Дальше — о личном. Но таком, что о нем должны знать многие. Александр Карлович и об этом рассказал очень скупо. В ответ на наше любопытство — когда мы начали удивляться, что на стенах большой, светлой хаты так много увеличенных фотопортретов миловидной, веселой молодежи.
«…Я взял жену своего товарища. Мой товарищ был белорус. Одинец Миколай Рыгорович. Его убили. Он отпросился пойти домой, в свои Косаричи. Пришел, а там деревню окружили и повели на расстрел. А с ним был еще Ковзун Петро, также там попался. Дак тот говорит:
— Мы что — скотина? Давайте разбегаться!.. Начали они разбегаться. Одинец перебежал через поте, вскочил в лес, а тут разведка немецкая… Убили его.

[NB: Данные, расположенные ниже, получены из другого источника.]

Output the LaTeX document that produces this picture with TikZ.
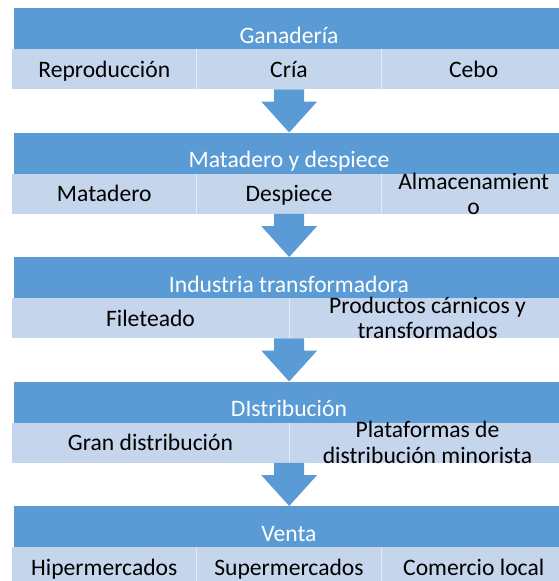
\documentclass[tikz,border=0pt]{standalone}
\usepackage{fontspec}
\setmainfont{Carlito}
\usetikzlibrary{calc}
\definecolor{bandblue}{HTML}{5B9BD5}
\definecolor{rowblue}{HTML}{C5D6EC}
\begin{document}
\begin{tikzpicture}[x=1pt,y=-1pt,
  band/.style={rectangle, fill=bandblue, inner sep=0pt, minimum width=550pt, minimum height=41pt, anchor=north west},
  rowbox/.style={rectangle, fill=rowblue, inner sep=0pt, minimum width=554pt, minimum height=40pt, anchor=north west},
  title/.style={anchor=base, text=white, inner sep=0pt, font=\fontsize{23.6}{25.5}\selectfont},
  cell/.style={anchor=base, text=black, inner sep=0pt, align=center, font=\fontsize{23.6}{25.5}\selectfont},
  divider/.style={draw=white, draw opacity=0.55, line width=1.2pt},
  blockarrow/.style={fill=bandblue}]
\path[use as bounding box] (0,0) rectangle (559,581);
\clip (0,0) rectangle (559,581);
% Block 1
\node[band] (b1) at (14,8) {};
\node[rowbox] (r1) at (12,49) {};
\node[title] (t1) at (289,43) {Ganadería};
\node[cell] (c11) at (104.3,77.3) {Reproducción};
\node[cell] (c12) at (289,77.3) {Cría};
\node[cell] (c13) at (473.7,77.3) {Cebo};
\draw[divider] ($(r1.north west)!1/3!(r1.north east)$) -- ($(r1.south west)!1/3!(r1.south east)$);
\draw[divider] ($(r1.north west)!2/3!(r1.north east)$) -- ($(r1.south west)!2/3!(r1.south east)$);
% Block 2
\node[band] (b2) at (14,132.5) {};
\node[rowbox] (r2) at (12,173.5) {};
\node[title] (t2) at (289,167.5) {Matadero y despiece};
\node[cell] (c21) at (104.3,201.8) {Matadero};
\node[cell] (c22) at (289,201.8) {Despiece};
\node[cell] (c23) at (473.7,214.5) {Almacenamient\\o};
\draw[divider] ($(r2.north west)!1/3!(r2.north east)$) -- ($(r2.south west)!1/3!(r2.south east)$);
\draw[divider] ($(r2.north west)!2/3!(r2.north east)$) -- ($(r2.south west)!2/3!(r2.south east)$);
% Block 3
\node[band] (b3) at (14,257) {};
\node[rowbox] (r3) at (12,298) {};
\node[title] (t3) at (289,292) {Industria transformadora};
\node[cell] (c31) at (150.5,326.3) {Fileteado};
\node[cell] (c32) at (427.5,338.5) {Productos cárnicos y\\transformados};
\draw[divider] (r3.north) -- (r3.south);
% Block 4
\node[band] (b4) at (14,381.5) {};
\node[rowbox] (r4) at (12,422.5) {};
\node[title] (t4) at (289,416.5) {DIstribución};
\node[cell] (c41) at (150.5,450.8) {Gran distribución};
\node[cell] (c42) at (427.5,463) {Plataformas de\\distribución minorista};
\draw[divider] (r4.north) -- (r4.south);
% Block 5
\node[band] (b5) at (14,506) {};
\node[rowbox] (r5) at (12,547) {};
\node[title] (t5) at (289,541) {Venta};
\node[cell] (c51) at (104.3,575.3) {Hipermercados};
\node[cell] (c52) at (289,575.3) {Supermercados};
\node[cell] (c53) at (473.7,575.3) {Comercio local};
\draw[divider] ($(r5.north west)!1/3!(r5.north east)$) -- ($(r5.south west)!1/3!(r5.south east)$);
\draw[divider] ($(r5.north west)!2/3!(r5.north east)$) -- ($(r5.south west)!2/3!(r5.south east)$);
% Block arrows
\foreach \i/\j in {1/2,2/3,3/4,4/5} {
  \fill[blockarrow] ($(r\i.south)+(-15,0)$) -- ($(r\i.south)+(15,0)$)
    -- ($(b\j.north)+(15,-31)$) -- ($(b\j.north)+(28,-31)$) -- (b\j.north)
    -- ($(b\j.north)+(-28,-31)$) -- ($(b\j.north)+(-15,-31)$) -- cycle;
}
\end{tikzpicture}
\end{document}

А мы с ним договорились раньше: кто останется живой — семье помогать. Не знаю, как он сделал бы, а я сделал по-честному: забрал его троих детей. Меньшему, Миколаю, полтора года было.
Она говорит:
— Разве ж ты меня возьмешь — трое детей?.. А я говорю:
— Я не тебя беру, а только детей — надо.
Но раз уже мы сошлись по характеру, то и живем вместе. Уже двадцать шесть лет. Живем. Детей повыучивали, дети у нас все на работе. (Дальше говорит, переходя от портрета к портрету) Вот это ее средняя дочь. Это вот сын, который в паре свадьба была. А это вот уже наша с нею первая дочка А это сын, который в Ленинграде учился. А это вот старший сын, работает в Риге. Вот какая у меня семья!.. Четыре дочери и два сына. Все работают. Тамара — сантехником, Галя — крановщицей, Ганна — маляром, Лида — телеграфисткой, Микола — каменщиком, а этот вот, Александр, как видите, офицер. И сама еще, моя Любовь Андреевна, от молодых не отстает — и теперь в поле. И я работаю Лесником с сорок восьмого года…»
Ходит по лесу человек. И много думает, многое вспоминается ему в одиночестве, которого так много. Одиночества и тишины.